No, it isn’t from some late-night talk show host trying to come up with a catchy analogy for the Iraq war. They are the words of Sen. Rick Santorum (R-Pa.), from an interview with the Bucks County Courier Times.

Santorum followed up the metaphor with the justification that he loves J.R.R. Tolkien’s “Lord of the Rings” series and that he reads the books to his children. But comparing Iraq to the fictional Mount Doom? It might not be as bad as comparing the Internet to a series of tubes, but still, what was he thinking?

Maybe Santorum really is a Tolkien fan, though he doesn’t seem to have made any prior hints at geekdom. A conservative senator who is currently embroiled in a tough re-election race, he is best-known for controversial statements about homosexuality and whether women should work outside the home. If he’s a nerd, he sure hasn’t shown it much.

My guess is that this is a strategic move. Comedy Central’s “The Colbert Report,” after all, has recently popularized the image of the archconservative geek. Host Stephen Colbert comically rails against liberals and recently kicked off the 2006 edition of his “War on the War on Christmas,” but at the same time, he extolled the virtues of Wikipedia and inspired many a “Star Wars” fanatic with his Green Screen Challenge.

If Santorum is trying to construct himself as a similar right-wing nerd, it could be either laughable or brilliant.

Besides, a new Rasmussen poll shows that Santorum’s opponent, Bob Casey, is apparently clobbering the senator’s chances of re-election. Whether it comes across as dumb or endearing, Santorum’s recent stab at unveiling his inner geek probably won’t hurt.
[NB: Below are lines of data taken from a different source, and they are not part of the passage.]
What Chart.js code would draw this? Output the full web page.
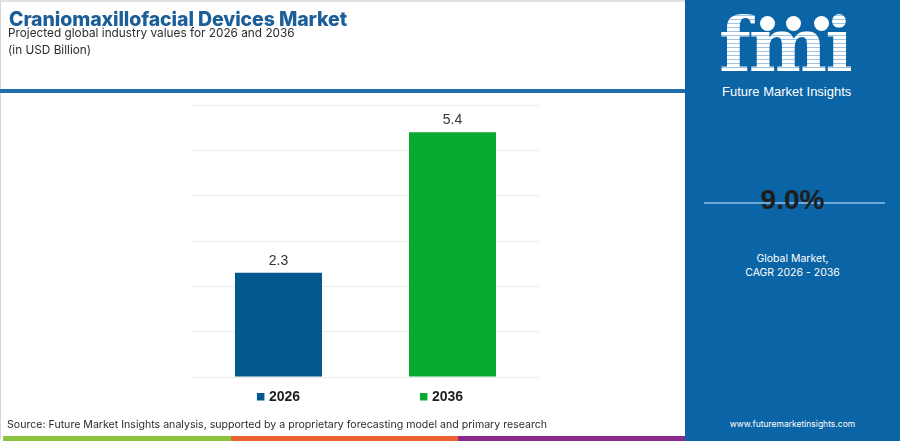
<!DOCTYPE html>
<html>
<head>
    <meta charset="utf-8" />
    <title>Craniomaxillofacial Devices Market</title>
    <script src="https://cdn.jsdelivr.net/npm/chart.js@4.4.1/dist/chart.umd.min.js"></script>
    <style>
        html, body { margin: 0; padding: 0; }
        body { width: 900px; height: 441px; position: relative; overflow: hidden; background: #fff; font-family: "Inter", "Open Sans", sans-serif; }
        #frame { position: absolute; left: 0; top: 0; width: 898px; height: 439px; border-top: 2px solid #e2e2e2; border-left: 1px solid #d8d8d8; box-sizing: border-box; }
        #title { position: absolute; left: 9px; top: 7px; font-size: 19.5px; font-weight: 800; color: #1b5e98; letter-spacing: -0.1px; }
        #sub1 { position: absolute; left: 8px; top: 26px; font-size: 11.8px; color: #2c2c2c; }
        #sub2 { position: absolute; left: 8px; top: 43px; font-size: 11.8px; color: #2c2c2c; }
        #rule { position: absolute; left: 0; top: 89px; width: 686px; height: 4px; background: #1f6dab; }
        #panel { position: absolute; left: 685px; top: 0; width: 215px; height: 441px; background: #0b64a5; }
        #logo { position: absolute; left: 34px; top: 8px; font-family: "DejaVu Serif", serif; font-weight: bold; font-size: 74px; line-height: 74px; letter-spacing: -2px;
            color: transparent; background: repeating-linear-gradient(#ffffff 0 3px, #9cc3e3 3px 4px); -webkit-background-clip: text; background-clip: text; }
        .globe { position: absolute; top: 16px; width: 15px; height: 15px; border-radius: 50%; background: #fff; }
        #brand { position: absolute; left: 37px; top: 84px; font-family: "Liberation Sans", Arial, sans-serif; font-size: 13px; color: #fff; }
        #cagrline { position: absolute; left: 19px; top: 202px; width: 181px; height: 2px; background: #6fa9d8; }
        #cagr { position: absolute; left: 0; width: 215px; top: 184px; text-align: center; font-family: "Liberation Sans", Arial, sans-serif; font-weight: bold; font-size: 28px; color: #1d1d1d; }
        #cagrtxt { position: absolute; left: 0; width: 215px; top: 252px; text-align: center; font-size: 10.5px; line-height: 14px; color: #fff; }
        #url { position: absolute; left: 0; width: 215px; top: 419px; text-align: center; font-size: 8.5px; color: #fff; }
        #source { position: absolute; left: 7px; top: 418px; font-size: 10.6px; color: #2c2c2c; }
        .stripe { position: absolute; top: 436px; height: 5px; }
        #chartBox { position: absolute; left: 0; top: 0; width: 685px; height: 441px; }
    </style>
</head>
<body>
    <div id="frame"></div>
    <div id="chartBox"><canvas id="myChart" width="685" height="441"></canvas></div>
    <div id="title">Craniomaxillofacial Devices Market</div>
    <div id="sub1">Projected global industry values for 2026 and 2036</div>
    <div id="sub2">(in USD Billion)</div>
    <div id="rule"></div>

    <div id="panel">
        <div id="logo">fmi</div>
        <div class="globe" style="left:75px"></div>
        <div class="globe" style="left:101px"></div>
        <div class="globe" style="left:129px"></div>
        <div id="brand">Future Market Insights</div>
        <div id="cagrline"></div>
        <div id="cagr">9.0%</div>
        <div id="cagrtxt">Global Market,<br>CAGR 2026 - 2036</div>
        <div id="url">www.futuremarketinsights.com</div>
    </div>

    <div id="source">Source: Future Market Insights analysis, supported by a proprietary forecasting model and primary research</div>
    <div class="stripe" style="left:3px;width:228px;background:#8cc43f"></div>
    <div class="stripe" style="left:231px;width:227px;background:#ec6231"></div>
    <div class="stripe" style="left:458px;width:227px;background:#8b2a8c"></div>

    <script>
        // chart data
        var years = ["2026", "2036"];
        var values = [2.3, 5.4];
        var barColors = ["#03588e", "#07aa2e"];
        var yMax = 6;

        // value labels above bars + square legend under each bar
        var labelPlugin = {
            id: 'labelPlugin',
            afterDatasetsDraw: function(chart) {
                var ctx = chart.ctx;
                var meta = chart.getDatasetMeta(0);
                ctx.save();
                meta.data.forEach(function(bar, i) {
                    ctx.font = '14px "Liberation Sans", Arial, sans-serif';
                    ctx.fillStyle = '#333';
                    ctx.textAlign = 'center';
                    ctx.textBaseline = 'bottom';
                    ctx.fillText(values[i].toFixed(1), bar.x, bar.y - 5);

                    // legend entry sits a little left of the second bar in the original
                    ctx.font = 'bold 14px "Liberation Sans", Arial, sans-serif';
                    var w = ctx.measureText(years[i]).width;
                    var total = 7 + 5 + w;
                    var x0 = bar.x - total / 2 - (i === 1 ? 11 : 0);
                    var yc = chart.chartArea.bottom + 20;
                    ctx.fillStyle = barColors[i];
                    ctx.fillRect(x0, yc - 4, 7.5, 7.5);
                    ctx.fillStyle = '#1e1e1e';
                    ctx.textAlign = 'left';
                    ctx.textBaseline = 'middle';
                    ctx.fillText(years[i], x0 + 12, yc);
                });
                ctx.restore();
            }
        };

        var ctx = document.getElementById('myChart').getContext('2d');
        var chart = new Chart(ctx, {
            type: 'bar',
            data: {
                labels: years,
                datasets: [{
                    data: values,
                    backgroundColor: barColors,
                    barPercentage: 0.5,
                    categoryPercentage: 1.0
                }]
            },
            options: {
                responsive: false,
                animation: false,
                devicePixelRatio: 1,
                layout: { padding: { left: 191.5, right: 145.5, top: 105, bottom: 56 } },
                plugins: { legend: { display: false }, tooltip: { enabled: false } },
                scales: {
                    x: {
                        ticks: { display: false },
                        grid: { display: false },
                        border: { display: false }
                    },
                    y: {
                        min: 0,
                        max: yMax,
                        ticks: { display: false, stepSize: 1 },
                        grid: { color: '#ececec', lineWidth: 1, drawTicks: false },
                        border: { display: false }
                    }
                }
            },
            plugins: [labelPlugin]
        });
    </script>
</body>
</html>
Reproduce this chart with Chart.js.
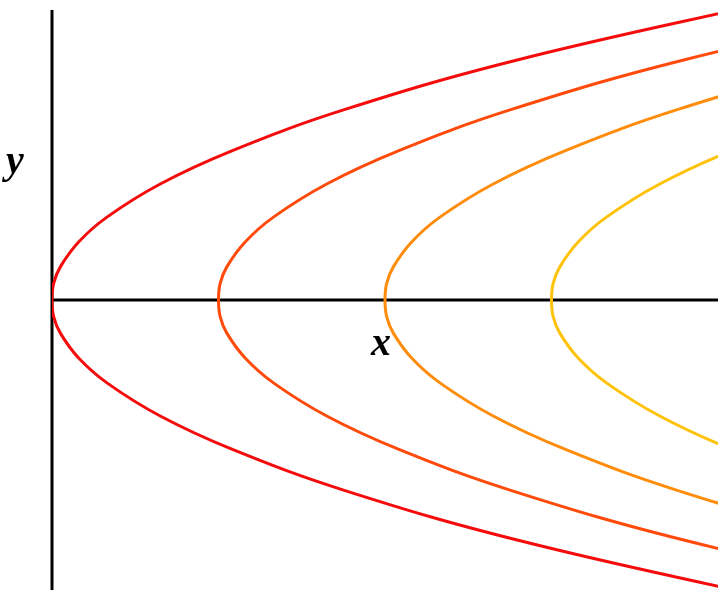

Posted by Caroline McCarthy

With polls reflecting that Senator Santorum’s chances of re-election are getting slimmer, this could be an intelligent move to make himself seem a bit more human by both relating his political beliefs to a familiar story and by looking a bit geeky and creating an opportunity to poke fun at himself. Either way, it appears as though his move was a good one, getting his name around on both mainstream news and the surprisingly influential comedy central programs: “The Daily Show” and “The Colbert Report”.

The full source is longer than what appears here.